In order to make this work, you will have to catch yourself to SORT first and to ‘deal with’ second. On the days when you let this slide, you will quickly notice how your emails get out of hand.
Try it and see how it goes.
August 27th, 2009
One of my absolute favourite books is The Power of Full Engagement by Jim Loehr and Tony Schwartz. In it, they cite a study in which a group of women committed to do a breast self-exam for 30 days.
One group of women said where and when they were going to do the exam, and 100% of those women actually did it. Among those who didn’t say where and when, only 53% completed it.
We can apply this same concept to daily planning & priority-setting. By defining “where and when,” you greatly improve your probability of success. You’ll be much more aware of what those priorities are, and it will be easier to manage your time, eliminate non-urgent activities, and create the momentum you need.
If you and your team are trying to gain more control of your time, here are three steps to stay on track throughout the day.
- Plan (7 minutes): Each morning, decide your top 2 “must do’s” today and write them down
- Realign (60 seconds each hour): Set an alarm to ring every hour and ask yourself, “Did I spend my last 60 minutes on my priority?” If “yes,” congratulate yourself and keep on it. If “no,” refocus.
- Reflect (3 minutes at the end of the day): Evaluate your performance. What did you do well? What happened to distract you? And how can you improve tomorrow?
Remember, if you avoid setting priorities, your time will eroded away. The key is focus, and writing down your priorities can make a tremendous difference.
August 25th, 2009
Managing interruptions and staying on top of daily multi-tasking each day is critical to being effective in business today. When business leaders discipline themselves to set clear priorities and communicate “norms for engagement” with co-workers productivity and results soar while overwhelm begins to decrease.
I recently had to find a new doctor. After I filled in the initial visit paper work, the receptionist handed me a document titled “Doctor’s Rules and Regulations” (norms for engagement). It clearly outlined the Dr. had only 10 minutes for each appointment. It directed me to bring one issue to the table at each doctor’s appointment. If I had two issues, I needed to make sure that I presented both within the 10 minute parameter.
The document then illustrated a time calculation: if each patient was one minute late multiplied by 45 patients per day equals the last patient waits an additional 45 minutes. He had clearly identified his priorities and this was his effort to communicate them to me.
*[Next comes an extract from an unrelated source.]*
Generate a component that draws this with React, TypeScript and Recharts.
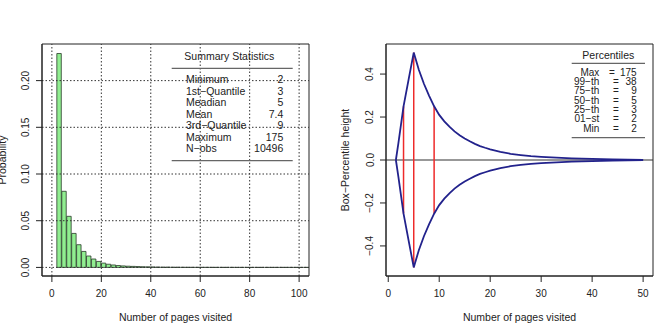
import React from 'react';
import { ComposedChart, Bar, Line, XAxis, YAxis, ReferenceLine, ReferenceArea } from 'recharts';

const FONT = '"Liberation Sans", Arial, Helvetica, sans-serif';
const INK = '#222';

// histogram of pages visited: bin start (width 2) and density
const binStart = [
  2, 4, 6, 8, 10, 12, 14, 16, 18, 20, 22, 24, 26, 28, 30, 32, 34, 36, 38, 40, 42, 44, 46, 48, 50,
  52, 54, 56, 58, 60, 62, 64, 66, 68, 70, 72, 74, 76, 78, 80, 82, 84, 86, 88, 90, 92, 94, 96, 98, 100, 102,
];
const binDensity = [
  0.229, 0.0815, 0.0547, 0.0364, 0.0243, 0.0171, 0.0122, 0.009, 0.0064, 0.0046, 0.0034, 0.0026, 0.002,
  0.0016, 0.0013, 0.0011, 0.0009, 0.0007, 0.0006, 0.0005, 0.0004, 0.0003, 0.0003, 0.0002, 0.0002,
  0.00015, 0.00012, 0.0001, 0.0001, 0.00008, 0.00007, 0.00006, 0.00005, 0.00005, 0.00004, 0.00004,
  0.00003, 0.00003, 0.00003, 0.00002, 0.00002, 0.00002, 0.00002, 0.00002, 0.00002, 0.00002, 0.00002,
  0.00002, 0.00002, 0.00002, 0.00002,
];
const histXTicks = [0, 20, 40, 60, 80, 100];
const histYTicks = [0, 0.05, 0.1, 0.15, 0.2];

const summaryLabels = ['Minimum', '1st\u2212Quantile', 'Meadian', 'Mean', '3rd\u2212Quantile', 'Maximum', 'N\u2212obs'];
const summaryValues = ['2', '3', '5', '7.4', '9', '175', '10496'];

// box-percentile outline: pages visited vs half-height
const bpX = [1.5, 2, 3, 4, 5, 6, 7, 8, 9, 10, 11, 12, 13, 14, 15, 16, 17, 18, 19, 20, 22, 24, 26, 28, 30, 33, 36, 40, 44, 47, 50];
const bpH = [0, 0.08, 0.25, 0.375, 0.5, 0.42, 0.355, 0.3, 0.25, 0.21, 0.18, 0.155, 0.133, 0.115, 0.1, 0.087, 0.075,
  0.065, 0.057, 0.05, 0.038, 0.029, 0.023, 0.018, 0.015, 0.011, 0.008, 0.005, 0.003, 0.0015, 0];
const quartileX = [3, 5, 9];
const quartileH = [0.25, 0.5, 0.25];
const bpXTicks = [0, 10, 20, 30, 40, 50];
const bpYTicks = [-0.4, -0.2, 0, 0.2, 0.4];

const pctLabels = ['Max', '99\u2212th', '75\u2212th', '50\u2212th', '25\u2212th', '01\u2212st', 'Min'];
const pctValues = ['175', '38', '9', '5', '3', '2', '2'];

const histData = binStart.map((s, i) => ({ mid: s + 1, density: binDensity[i] }));
const upper = bpX.map((x, i) => ({ x, y: bpH[i] }));
const lower = bpX.map((x, i) => ({ x, y: -bpH[i] }));
const quartileLines = quartileX.map((x, i) => [{ x, y: -quartileH[i] }, { x, y: quartileH[i] }]);

const minus = (s: string) => s.replace('-', '\u2212');

// vertical tick labels (R style), centred on a fixed column left of the axis
const rotTick = (fmt: (v: number) => string, cx: number) => (props: any) => {
  const { y, payload } = props;
  return (
    <text x={cx} y={y} transform={`rotate(-90 ${cx} ${y})`} textAnchor="middle" dominantBaseline="central"
      fontSize={10} fill={INK} fontFamily={FONT}>
      {fmt(payload.value)}
    </text>
  );
};

const tickStyle = { fontSize: 10, fill: INK, fontFamily: FONT };
const axisLine = { stroke: INK };

const HX: [number, number] = [-4, 104];
const HY: [number, number] = [-0.0092, 0.2392];
const BX: [number, number] = [-0.44, 51.94];
const BY: [number, number] = [-0.54, 0.54];

function Histogram() {
  return (
    <ComposedChart width={335} height={336} data={histData} margin={{ top: 44, right: 26, bottom: 30, left: 0 }}>
      <XAxis dataKey="mid" type="number" domain={HX} ticks={histXTicks} allowDataOverflow
        tickSize={6} tickMargin={8} height={30} tick={tickStyle} axisLine={axisLine} tickLine={axisLine} />
      <YAxis type="number" domain={HY} ticks={histYTicks} allowDataOverflow width={42}
        tickSize={6} tick={rotTick((v) => v.toFixed(2), 25.5)} axisLine={axisLine} tickLine={axisLine} />
      <Bar dataKey="density" barSize={4.95} fill="#90ee90" stroke="#2a3a2a" strokeWidth={0.8} isAnimationActive={false} />
      {histXTicks.map((t) => (
        <ReferenceLine key={'gx' + t} x={t} stroke="#333" strokeDasharray="1.5 2" />
      ))}
      {histYTicks.map((t) => (
        <ReferenceLine key={'gy' + t} y={t} stroke="#333" strokeDasharray="1.5 2" />
      ))}
      <ReferenceArea x1={HX[0]} x2={HX[1]} y1={HY[0]} y2={HY[1]} fill="none" stroke={INK} strokeWidth={1} />
    </ComposedChart>
  );
}

function BoxPercentile() {
  return (
    <ComposedChart width={336} height={336} margin={{ top: 44, right: 18, bottom: 30, left: 0 }}>
      <XAxis dataKey="x" type="number" domain={BX} ticks={bpXTicks} allowDataOverflow
        tickSize={6} tickMargin={8} height={30} tick={tickStyle} axisLine={axisLine} tickLine={axisLine} />
      <YAxis type="number" domain={BY} ticks={bpYTicks} allowDataOverflow width={51}
        tickSize={6} tick={rotTick((v) => minus(v.toFixed(1)), 35)} axisLine={axisLine} tickLine={axisLine} />
      <ReferenceLine y={0} stroke="#333" strokeWidth={1.2} />
      {quartileLines.map((d, i) => (
        <Line key={'q' + i} data={d} dataKey="y" type="linear" stroke="#ee2a2a" strokeWidth={1.5}
          dot={false} isAnimationActive={false} />
      ))}
      <Line data={upper} dataKey="y" type="linear" stroke="#22228c" strokeWidth={1.8} dot={false} isAnimationActive={false} />
      <Line data={lower} dataKey="y" type="linear" stroke="#22228c" strokeWidth={1.8} dot={false} isAnimationActive={false} />
      <ReferenceArea x1={BX[0]} x2={BX[1]} y1={BY[0]} y2={BY[1]} fill="none" stroke={INK} strokeWidth={1} />
    </ComposedChart>
  );
}

function Overlay() {
  const t = { fontFamily: FONT, fontSize: 10.5, fill: INK } as const;
  const p = { fontFamily: FONT, fontSize: 10, fill: INK } as const;
  return (
    <svg width={671} height={336} style={{ position: 'absolute', left: 0, top: 0, pointerEvents: 'none' }}>
      <text x={175.5} y={317} textAnchor="middle" dominantBaseline="central" {...t}>Number of pages visited</text>
      <text x={519.5} y={317} textAnchor="middle" dominantBaseline="central" {...t}>Number of pages visited</text>
      <text x={2} y={160} transform="rotate(-90 2 160)" textAnchor="middle" dominantBaseline="central" {...t}>Probability</text>
      <text x={345} y={160} transform="rotate(-90 345 160)" textAnchor="middle" dominantBaseline="central" {...t}>
        Box{'\u2212'}Percentile height
      </text>

      <text x={229.3} y={56} textAnchor="middle" dominantBaseline="central" {...t}>Summary Statistics</text>
      <line x1={171.7} x2={292.7} y1={68.3} y2={68.3} stroke="#666" strokeWidth={1.2} />
      {summaryLabels.map((l, i) => (
        <g key={l}>
          <text x={186} y={79.3 + i * 11.5} dominantBaseline="central" {...t}>{l}</text>
          <text x={283.3} y={79.3 + i * 11.5} textAnchor="end" dominantBaseline="central" {...t}>{summaryValues[i]}</text>
        </g>
      ))}
      <line x1={171.7} x2={292.7} y1={160.7} y2={160.7} stroke="#666" strokeWidth={1.2} />

      <text x={608.3} y={54.5} textAnchor="middle" dominantBaseline="central" {...t}>Percentiles</text>
      <line x1={571.7} x2={645} y1={63.3} y2={63.3} stroke="#666" strokeWidth={1.2} />
      {pctLabels.map((l, i) => (
        <g key={l}>
          <text x={599.3} y={72.3 + i * 9.3} textAnchor="end" dominantBaseline="central" {...p}>{l}</text>
          <text x={i === 0 ? 612 : 616} y={72.3 + i * 9.3} textAnchor="middle" dominantBaseline="central" {...p}>=</text>
          <text x={636.7} y={72.3 + i * 9.3} textAnchor="end" dominantBaseline="central" {...p}>{pctValues[i]}</text>
        </g>
      ))}
      <line x1={571.7} x2={645} y1={137.7} y2={137.7} stroke="#666" strokeWidth={1.2} />
    </svg>
  );
}

export default function App() {
  return (
    <div style={{ position: 'absolute', left: 0, top: 0, width: 671, height: 336, background: '#fff', overflow: 'hidden' }}>
      <div style={{ position: 'absolute', left: 0, top: 0 }}>
        <Histogram />
      </div>
      <div style={{ position: 'absolute', left: 335, top: 0 }}>
        <BoxPercentile />
      </div>
      <Overlay />
    </div>
  );
}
Although my experience with the doctor was a little harsh, I recognized that he was clearly outlining his norms of engagement in my best interest. Think about it — one day I might be that last patient myself.
If you want to be more effective and manage your interruptions with increased ease, it is really important to sit down at the beginning of the day to consider your priorities. Whether it takes 5 minutes or 20 minutes – it is probably the most important time in your day
- to get clear on what you need to do,
- to be responsible for performance and results, and
- to clearly articulate your own norms of engagement to the people with whom you work.
That’s exactly what the doctor had done. He had clearly outlined his expectations of how I would prepare for the meeting, his expectations of how I would bring issues to the table. With this he clearly articulated our ‘norms of engagement’.
Take some time to identify what your priorities are for the day and to communicate them. Articulate your priorities clearly to others to establish “norms for engagement”.